Personalized/precision medicine: It involves using patients’ individual characteristics (e.g. genome sequence, microbiome composition, health history, lifestyle, diet, environments) to enable health care providers to tailor treatment and prevention strategies for each patient. It requires the ability to classify individuals into subpopulations that differ in their susceptibility to a particular disease, the morphology of the disease or in their response to a specific treatment. This can be achieved by using panomics (molecular biology techniques like genomics, proteomics) and systems biology9 to analyse the cause of an individual patient's disease at the molecular level and then use targeted therapy to address that individual patient's disease progress. The patient's response is then tracked closely and the treatment finely adapted to the patient's response.

Thus, insight into disease mechanisms is necessary to developing targeted therapies. A major goal in genomic research is to predict phenotypes (traits of an organism influenced by interaction of its genes with its environment) from a genotype (inherited instructions it carries within its genome) as phenotypes are studied to understand disease risks.

Yet even within a single cell, the genome directs the state of the cell through many layers of intricate and interconnected biophysical processes and control mechanisms. Analysing just the genotypes to infer results on phenotypes does not give sufficient information on the disease mechanisms. As a result, the subsequent targeted therapies may not be effective. It can be counteracted by training a supervised machine learning algorithm (e.g. neural networks) to predict measurable intermediate molecular functions (e.g. the distribution of proteins along a transcript, concentration of proteins) which can then be linked to phenotypes.
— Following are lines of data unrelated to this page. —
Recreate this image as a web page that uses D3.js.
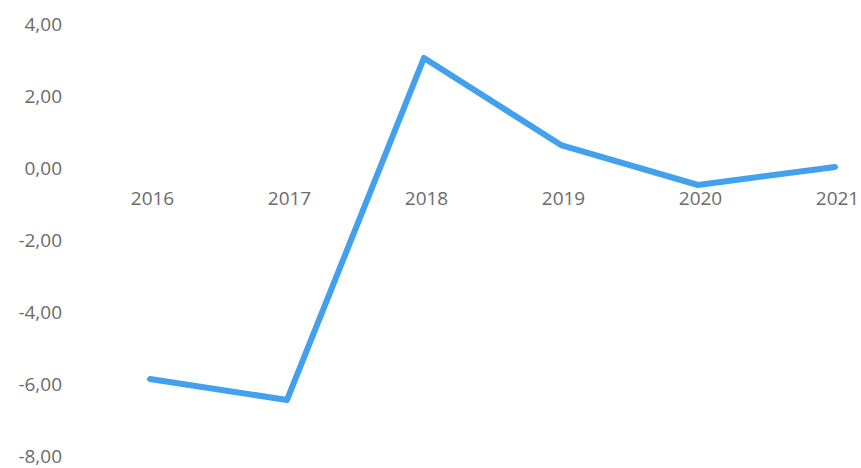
<!DOCTYPE html>
<html><head><meta charset="utf-8">
<script src="https://cdn.jsdelivr.net/npm/d3@7"></script>
<style>body{margin:0;background:#fff}</style>
</head><body>
<svg id="c" width="861" height="468"></svg>
<script>
const years = ["2016","2017","2018","2019","2020","2021"];
const values = [-5.89, -6.47, 3.03, 0.61, -0.50, 0.0];
const yTicks = [4, 2, 0, -2, -4, -6, -8];

const svg = d3.select("#c");
const x = d3.scalePoint().domain(years).range([150, 835]);
const y = d3.scaleLinear().domain([-8, 4]).range([455, 23]);
const fmt = v => d3.format(".2f")(v).replace(".", ",").replace("−", "-");
const font = "'Open Sans', Lato, sans-serif";

const yAxis = d3.axisLeft(y).tickValues(yTicks).tickSize(0).tickPadding(0).tickFormat(fmt);
svg.append("g").attr("transform", "translate(62,1)").call(yAxis)
  .call(g => g.select(".domain").remove())
  .selectAll("text").attr("font-family", font)
  .attr("font-size", 19).attr("fill", "#6b6b6b");

const xAxis = d3.axisBottom(x).tickSize(0).tickPadding(0);
svg.append("g").attr("transform", `translate(2,${y(0) + 32})`).call(xAxis)
  .call(g => g.select(".domain").remove())
  .selectAll("text").attr("dy", "0.32em").attr("font-family", font)
  .attr("font-size", 19).attr("fill", "#6b6b6b");

const line = d3.line().x((d, i) => x(years[i])).y(d => y(d));
svg.append("path").datum(values).attr("d", line)
  .attr("fill", "none").attr("stroke", "#42a0ec").attr("stroke-width", 6)
  .attr("stroke-linejoin", "round").attr("stroke-linecap", "round");
</script>
</body></html>
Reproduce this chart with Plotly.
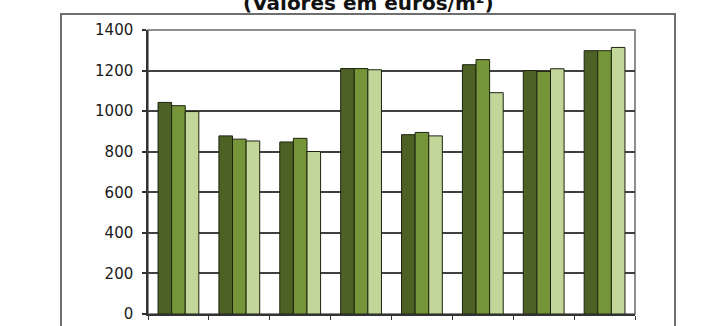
import plotly.graph_objects as go

categories = ["C1", "C2", "C3", "C4", "C5", "C6", "C7", "C8"]
series_a = [1043, 878, 848, 1210, 884, 1229, 1200, 1298]
series_b = [1027, 862, 866, 1210, 895, 1254, 1196, 1298]
series_c = [998, 853, 801, 1204, 878, 1091, 1209, 1314]
series_names = ["Série 1", "Série 2", "Série 3"]
colors = ["#4e6125", "#769438", "#c2d69a"]
y_ticks = [0, 200, 400, 600, 800, 1000, 1200, 1400]
title_text = "(Valores em euros/m²)"

fig = go.Figure()
for name, vals, col in zip(series_names, [series_a, series_b, series_c], colors):
    fig.add_trace(go.Bar(
        x=categories, y=vals, name=name,
        marker=dict(color=col, line=dict(color="#1c2410", width=1)),
    ))

W, H = 712, 326
L, R, T, B = 148, 77, 30, 12
pw, ph = W - L - R, H - T - B

def px_x(x):
    return (x - L) / pw

def px_y(y):
    return (H - B - y) / ph

fig.update_layout(
    width=W, height=H,
    margin=dict(l=L, r=R, t=T, b=B, autoexpand=False),
    paper_bgcolor="white", plot_bgcolor="white",
    barmode="group", bargap=0.33, bargroupgap=0,
    showlegend=False,
    font=dict(family="DejaVu Sans", color="#222222"),
    xaxis=dict(
        showticklabels=False, ticks="outside", tickson="boundaries",
        ticklen=4, tickcolor="#333333", showline=True, linecolor="#333333",
        linewidth=1.5, showgrid=False, mirror=False, automargin=False,
    ),
    yaxis=dict(
        range=[0, 1400], tickvals=y_ticks, ticks="outside", ticklen=4,
        tickcolor="#333333", tickwidth=1.5, showgrid=True, gridcolor="#404040",
        gridwidth=1.5, automargin=False,
        showline=True, linecolor="#333333", linewidth=1.5, zeroline=False,
        tickfont=dict(size=15, color="#1a1a1a", family="DejaVu Sans"),
        ticklabelstandoff=6,
    ),
    shapes=[
        dict(type="rect", xref="paper", yref="paper", x0=0, x1=1, y0=0, y1=1,
             line=dict(color="#6a6a6a", width=1.5), layer="below"),
        dict(type="rect", xref="paper", yref="paper",
             x0=px_x(61), x1=px_x(675), y0=px_y(340), y1=px_y(14),
             line=dict(color="#6e6e6e", width=2)),
    ],
    annotations=[
        dict(text="<b>" + title_text + "</b>", xref="paper", yref="paper",
             x=px_x(368), y=px_y(12), xanchor="center", yanchor="bottom",
             showarrow=False, yshift=-5,
             font=dict(size=20, family="DejaVu Sans", color="#111111")),
    ],
)

fig.write_html("out.html")
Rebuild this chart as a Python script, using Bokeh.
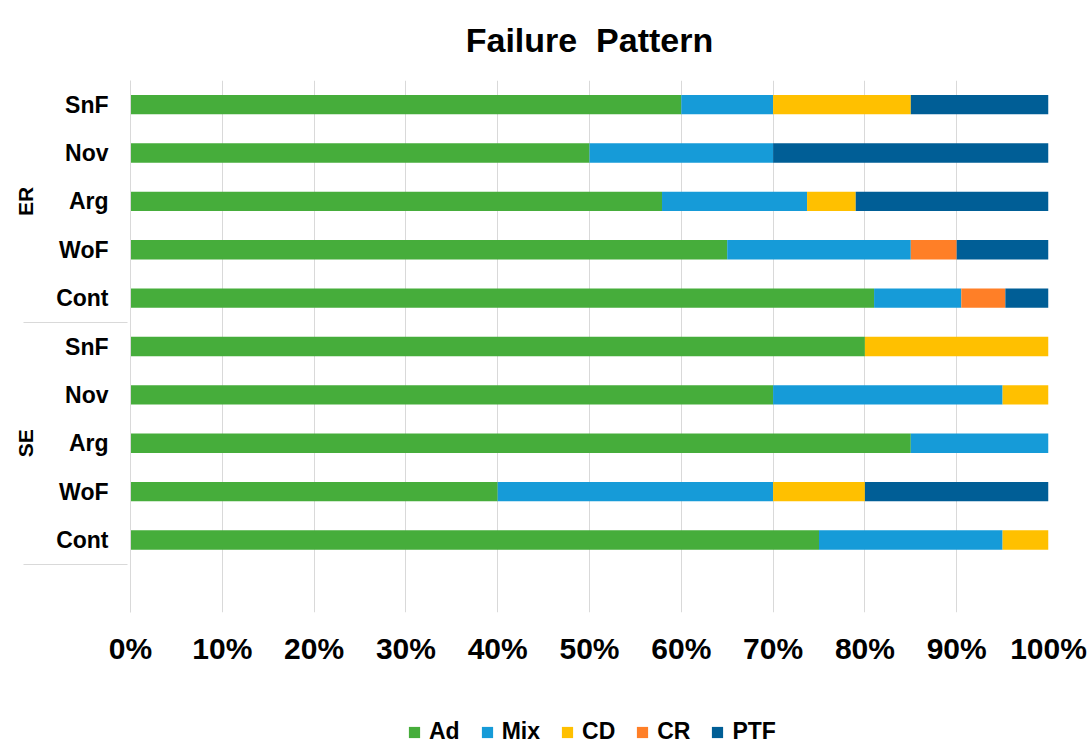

Medical imaging uses learning algorithms to analyse data contained within medical images to detect distinct patterns. Given a collection of images, dimensionality reduction and feature extraction techniques are applied to derive relevant biomarkers (colour layout, edge histogram, colour edge direction and colour texture). The biomarkers are then weighted by classifier algorithms (e.g. SVM classifier) to detect patterns/anomalies. The updated images are further reviewed by diagnosticians and the feature weights in the classifier algorithms are trained accordingly for subsequent iterations. However, image analytics can be further used to assist physicians in reducing varying subjective interpretation and human error, thereby accelerating the process of treatment and recovery. For e.g.,11 researchers in China have found that their machine-learning computations separate malignant from benign properties more accurately than an inexperienced radiologist—but not as accurately as the experienced radiologist whose know-how was used to create the algorithms.

Two radiologists reviewed ultrasound images of 970 histopathologically proven thyroid nodules in 970 patients and their findings were compared with machine-building algorithms: the Naïve Bayes classifier, the support vector machine, and the radial basis neural function network. The results showed the experienced radiologist of 17 years achieved the highest predictive accuracy of 88.7% with a specificity of 85.3%, whereas the radial basis function (RBF)–neural network (NN) achieved the highest sensitivity of 92.3%. However, the algorithms were more accurate than the inexperienced radiologist, who had only 3 years’ similar experience.